Makhaye states that STBs should be designed with future upgradeability in mind. This means that should add-ons such as interactive and communication applications be required, they must be easily incorporated and integrated into the STB at little cost. “An STB should have at least a 10-year lifespan and therefore their designs should add functionality and be forward-looking. Operators who choose to should be able to effect conditional access control remotely at no inconvenience to the home user of the STB.”
He is adamant that a clause should be written into the policy to protect South African manufacturers against the influx of imported products. Overall, though, Makhaye is happy with Cabinet’s decision, believing that they have applied their minds to a number of complex and contradictory aspects.

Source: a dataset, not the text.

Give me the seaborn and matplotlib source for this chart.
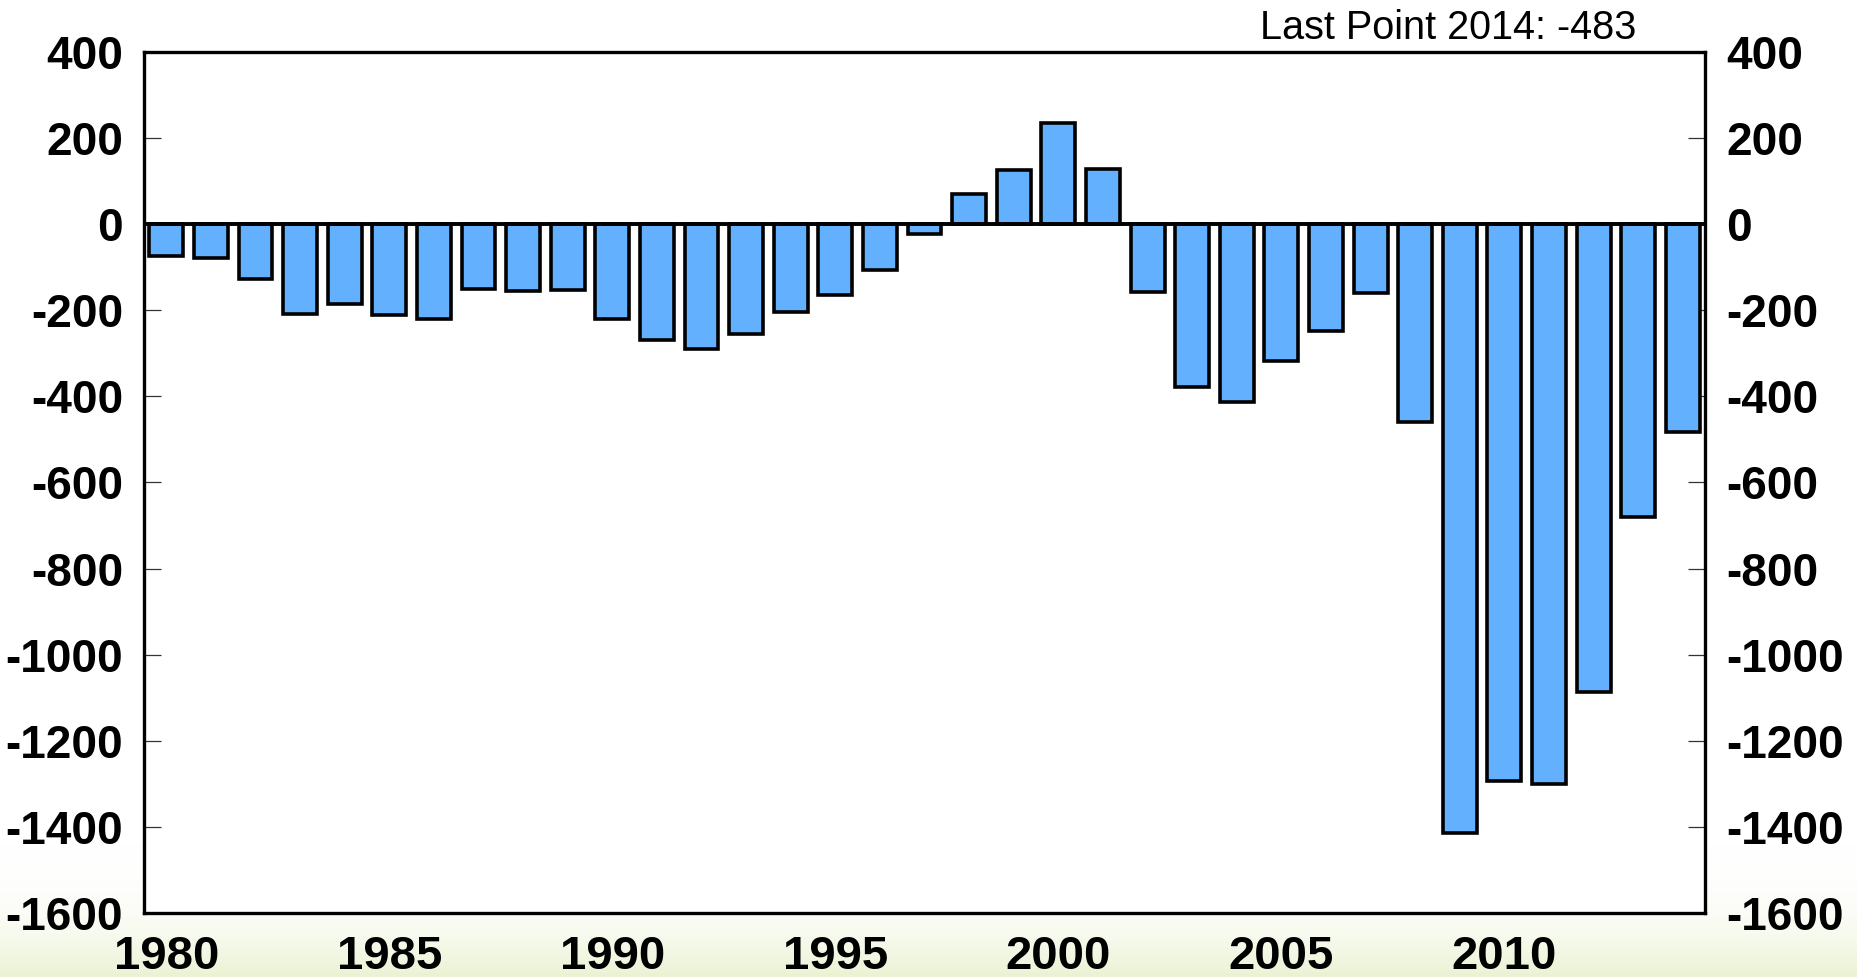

“They realise that time is running out and they have taken cognisance of both the private and public/government sectors’ needs, he says. “The decision was balanced and will ensure that while no party will ever be 100% happy with it, they will also not be 100% dissatisfied. South African stakeholders need to be more accommodating towards one another as, ultimately, nobody should lose out.”
Rodger Warren, managing director of Altech UEC SA, says that a number of deadlines (14 January 2014 being the most recent) have passed for the selection of STB manufacturers. “This is a disappointing state of affairs since manufacturers have developed STB prototypes in line with the original RFP and specifications and now we are left hanging,” he explains.
“It will therefore be impossible to meet the ITU deadline, since the process involves the issuing of a new RFP, the appointment of manufacturers, developing a test jig, undertaking testing, commencement of manufacturing and developing a distribution chain. We acknowledge the dual period of illumination, but this obviously cannot be extended indefinitely.”
Warren says that the investment in the design of STBs, on the previously stipulated Nagra 1.4 specifications, is wasted. “The design has now morphed into something totally different with the introduction of a satellite inclusion for black spots, primarily in the rural areas. Our understanding is that the development of a satellite version of the STB will be prioritised over the standard STB. We are therefore unclear on what the new specifications will be since we have had no communication on this matter from the DoC.”
Opposing broadcaster views
So what side do the broadcasters weigh in on, being as it was objections from this arena that led to the review of the conditional access matter? Well, e.tv is very much in favour of a conditional access control system for STBs, while the SABC and Multichoice have voiced their disapproval of the system.
Multichoice believes that a control system will result in taxpayers footing the bill for the development of an STB that e.tv and other free-to-air broadcasters can then use to launch paid-TV services.
e.tv on the other hand is pushing hard for conditional access implementation to ensure the breaking of the monopoly that Multichoice currently has in the paid-TV market. e.tv claims that it does not have any plans to offer pay services on the free-to-air STBs.
The Department of Communications was contacted to participate in this article but at the time of going to press, had not contributed.